According to a draft document obtained by Reuters that was intended to gauge support among the House’s 232 Republicans for tackling immigration reform this year, some children who were brought illegally into the United States by their parents would be granted citizenship.

Meanwhile, some of the millions of adult undocumented residents would no longer have to worry about being deported and would be allowed to work in the United States if they cleared a series of hurdles.

Significantly, however, they would not win a pathway to citizenship that Democrats and immigration reform groups so badly want.

The move, spearheaded by House Speaker John Boehner, marked a significant shift within the Republican Party, whose members previously supported deporting the more than 11 million people who are living in the United States illegally.
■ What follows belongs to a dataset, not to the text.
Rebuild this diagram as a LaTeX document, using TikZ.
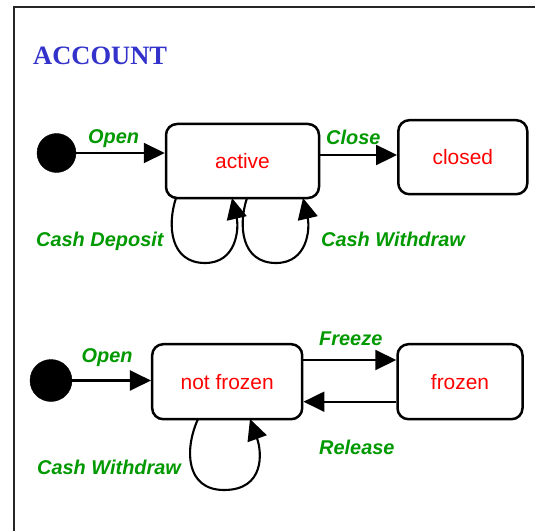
\documentclass[tikz,border=0pt]{standalone}
\usepackage{fontspec}
\setmainfont{Liberation Sans}
\newfontfamily\titlefont{Liberation Serif}
\usetikzlibrary{arrows.meta}
\definecolor{titleblue}{RGB}{51,51,204}
\definecolor{evgreen}{RGB}{0,153,0}
\definecolor{statered}{RGB}{255,0,0}
\tikzset{
  frameline/.style={line width=2.2bp, draw=black!85},
  statebox/.style={draw, line width=2.5bp, rounded corners=11bp, rectangle,
    inner sep=0pt, text=statered, font=\fontsize{21}{24}\selectfont},
  initstate/.style={circle, fill=black, draw=black, inner sep=0pt},
  trans/.style={line width=2.1bp, -{Triangle[length=21bp,width=20bp]}},
  evlabel/.style={anchor=base west, inner sep=0pt, text=evgreen,
    font=\fontsize{20}{24}\selectfont\bfseries\itshape},
}
\begin{document}
\begin{tikzpicture}[x=1bp,y=-1bp]
\useasboundingbox (0,0) rectangle (535,531);
\clip (0,0) rectangle (535,531);
\fill[white] (0,0) rectangle (535,531);

% enclosing frame (continues past the right and bottom edges)
\draw[frameline] (14,545) -- (14,7) -- (550,7);

% title
\node[anchor=base west, inner sep=0pt, text=titleblue,
  font=\titlefont\fontsize{26.6}{30}\selectfont\bfseries] (title) at (33,65) {ACCOUNT};

% ---------- upper machine ----------
\node[initstate, minimum size=39bp] (init1) at (56.5,153) {};
\node[statebox, minimum width=153bp, minimum height=74bp] (active) at (242.5,161) {active};
\node[statebox, minimum width=129bp, minimum height=74bp] (closed) at (462.8,157.2) {closed};
\coordinate (closeY) at (0,155);

\draw[trans] (init1.east) -- (init1.east -| active.west);
\draw[trans] (active.east |- closeY) -- (closed.west |- closeY);

% self loops below "active"
\coordinate (d1s) at (176,198);
\coordinate (d1e) at (232,198);
\coordinate (w1s) at (247,198);
\coordinate (w1e) at (303,198);
\draw[trans] (d1s) .. controls (167,225) and (170,263) .. (205,263)
                   .. controls (237,263) and (239,228) .. (d1e);
\draw[trans] (w1s) .. controls (238,225) and (241,263) .. (276,263)
                   .. controls (308,263) and (310,228) .. (w1e);

\node[evlabel] (lopen1) at (88,143.3) {Open};
\node[evlabel] (lclose) at (326,144.3) {Close};
\node[evlabel] (ldep) at (36,246) {Cash Deposit};
\node[evlabel] (lwd1) at (321,246) {Cash Withdraw};

% ---------- lower machine ----------
\node[initstate, minimum size=42bp] (init2) at (51,380.5) {};
\node[statebox, minimum width=150bp, minimum height=75bp] (notfrozen) at (227.2,381.7) {not frozen};
\node[statebox, minimum width=125bp, minimum height=75bp] (frozen) at (460,381.7) {frozen};
\coordinate (freezeY) at (0,360);
\coordinate (releaseY) at (0,401.7);

\draw[trans] (init2.east) -- (init2.east -| notfrozen.west);
\draw[trans] (notfrozen.east |- freezeY) -- (frozen.west |- freezeY);
\draw[trans] (frozen.west |- releaseY) -- (notfrozen.east |- releaseY);

\coordinate (w2s) at (198,419);
\coordinate (w2e) at (250,419);
\draw[trans] (w2s) .. controls (184,450) and (186,490) .. (224,490)
                   .. controls (265,490) and (262,452) .. (w2e);

\node[evlabel] (lopen2) at (81.5,362.3) {Open};
\node[evlabel] (lfreeze) at (319,345) {Freeze};
\node[evlabel] (lrelease) at (319,454) {Release};
\node[evlabel] (lwd2) at (37,474) {Cash Withdraw};
\end{tikzpicture}
\end{document}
The immigration reform ideas were being discussed in closed-door sessions House Republicans were holding this week at a resort on the eastern shore of the Chesapeake Bay in Maryland, about 85 miles outside Washington, D.C.

A congressional aide told Reuters that the initiative was sparking a heated discussion among House Republicans, some of whom strongly disagreed with the principles.

This set of ideas has a long way to go before being translated into actual legislation that could be debated on the House floor as an alternative to a bipartisan bill that passed the Democratic-controlled Senate last June.

And there were no guarantees that it would even advance that far.

Reactions were varied to the broad principles House Republican leaders laid out in a one-page document.

AFL-CIO President Richard Trumka, speaking for the largest U.S. labor organization, blasted it as “a flimsy document that only serves to underscore the callous attitude Republicans have toward our nation’s immigrants.”

Trumka said that the establishment of a pathway to citizenship for the 11 million, which the House initiative denies except for children, was needed for any immigration bill that is enacted.